## [The task]
Every line from the top of the records through the line containing "ax = fig.add_axes([583" should be retyped exactly; the pictures should not.

## [Data supplied]
-.-.-
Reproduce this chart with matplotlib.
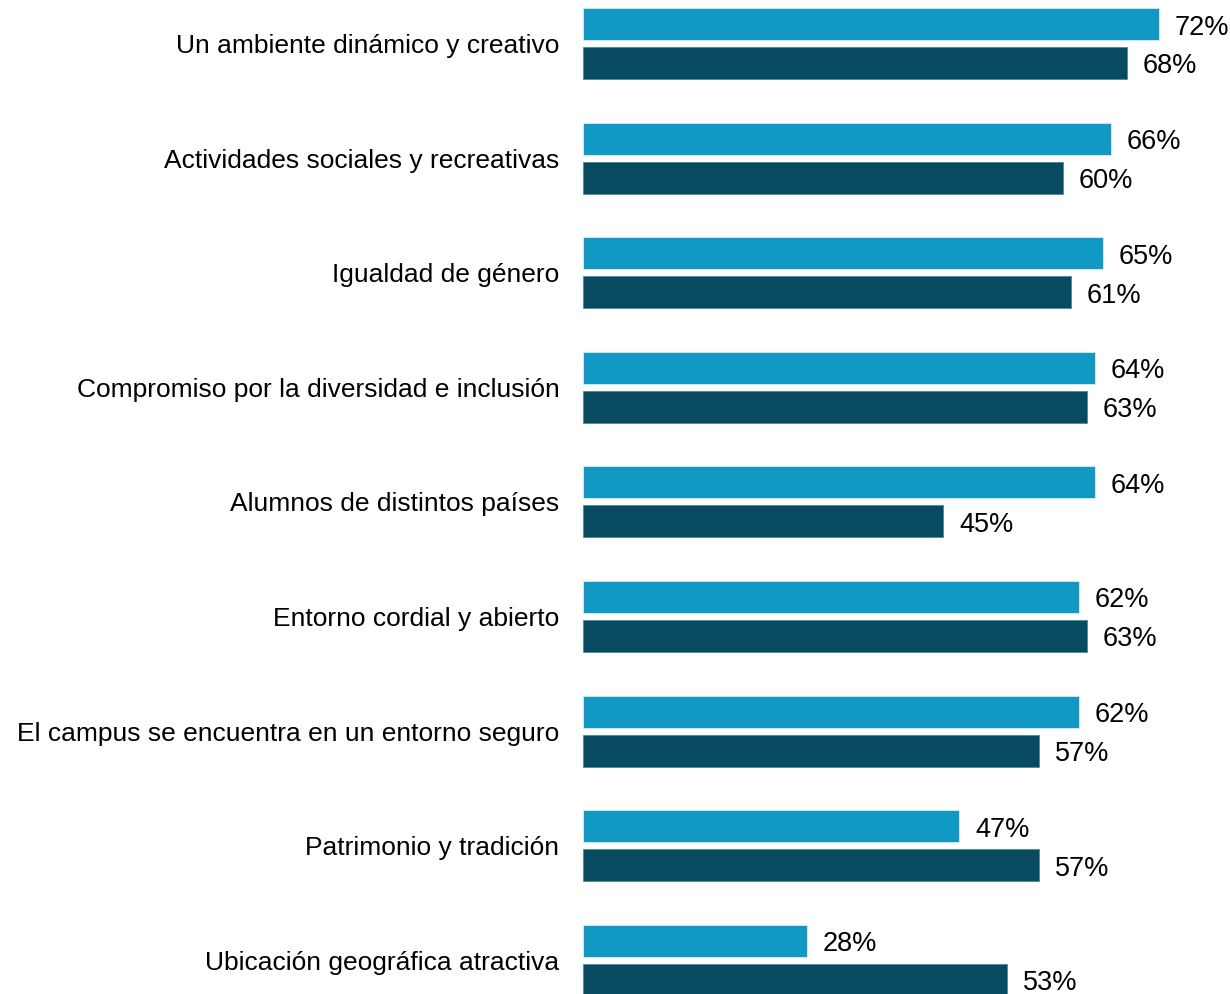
import matplotlib
matplotlib.use("Agg")
import matplotlib.pyplot as plt
import numpy as np

plt.rcParams['font.family'] = ['Liberation Sans', 'DejaVu Sans']

categories = [
    "Un ambiente dinámico y creativo",
    "Actividades sociales y recreativas",
    "Igualdad de género",
    "Compromiso por la diversidad e inclusión",
    "Alumnos de distintos países",
    "Entorno cordial y abierto",
    "El campus se encuentra en un entorno seguro",
    "Patrimonio y tradición",
    "Ubicación geográfica atractiva",
]
series_a = [72, 66, 65, 64, 64, 62, 62, 47, 28]
series_b = [68, 60, 61, 63, 45, 63, 57, 57, 53]

color_a = "#1199C4"
color_b = "#084A60"

fig = plt.figure(figsize=(12.3, 9.94), dpi=100)
ax = fig.add_axes([583 / 1230, 0, (1230 - 583) / 1230, 1])

y = np.arange(len(categories))
h = 0.279
off = 0.170
ax.barh(y - off, series_a, height=h, color=color_a, edgecolor="#d6eef5", linewidth=0.6)
ax.barh(y + off, series_b, height=h, color=color_b, edgecolor="#4d8a9c", linewidth=0.6)

for yy, v in zip(y - off, series_a):
    ax.text(v + 2.0, yy + 0.03, f"{v}%", va="center", ha="left", fontsize=19.5, color="black")
for yy, v in zip(y + off, series_b):
    ax.text(v + 2.0, yy + 0.03, f"{v}%", va="center", ha="left", fontsize=19.5, color="black")

ax.set_yticks(y)
ax.set_yticklabels(categories, fontsize=19)
ax.tick_params(axis='y', length=0, pad=17)
ax.set_xticks([])
for s in ax.spines.values():
    s.set_visible(False)

ax.set_xlim(0, 647 / 8)
ax.set_ylim(8.294, -0.380)

fig.savefig("out.png", dpi=100)
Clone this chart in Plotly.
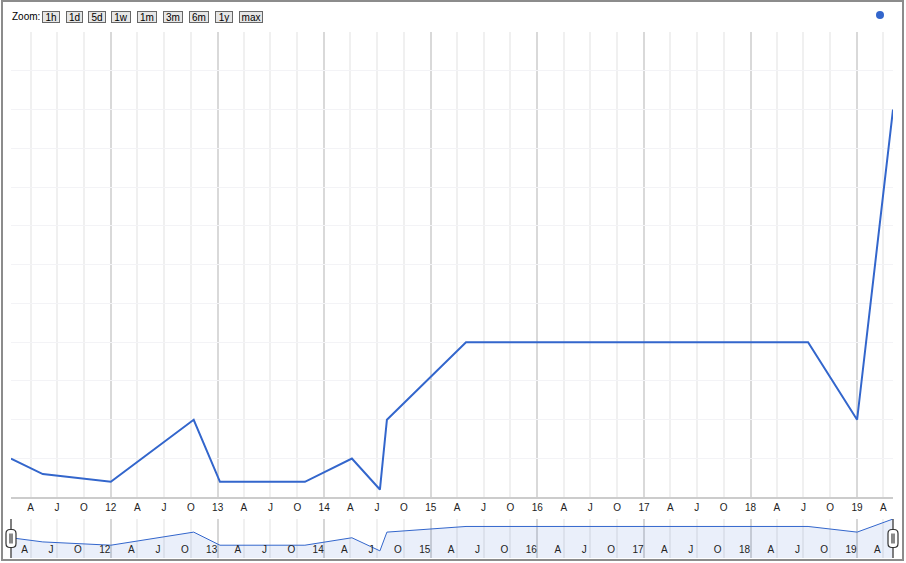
-.-.-
## [Exercise solution]
Reproduce this chart with matplotlib.
import matplotlib
matplotlib.use("Agg")
import matplotlib.pyplot as plt
import numpy as np

plt.rcParams['font.family'] = ['Liberation Sans', 'DejaVu Sans']

categories = [
    "Un ambiente dinámico y creativo",
    "Actividades sociales y recreativas",
    "Igualdad de género",
    "Compromiso por la diversidad e inclusión",
    "Alumnos de distintos países",
    "Entorno cordial y abierto",
    "El campus se encuentra en un entorno seguro",
    "Patrimonio y tradición",
    "Ubicación geográfica atractiva",
]
series_a = [72, 66, 65, 64, 64, 62, 62, 47, 28]
series_b = [68, 60, 61, 63, 45, 63, 57, 57, 53]

color_a = "#1199C4"
color_b = "#084A60"

fig = plt.figure(figsize=(12.3, 9.94), dpi=100)
ax = fig.add_axes([583 / 1230, 0, (1230 - 583) / 1230, 1])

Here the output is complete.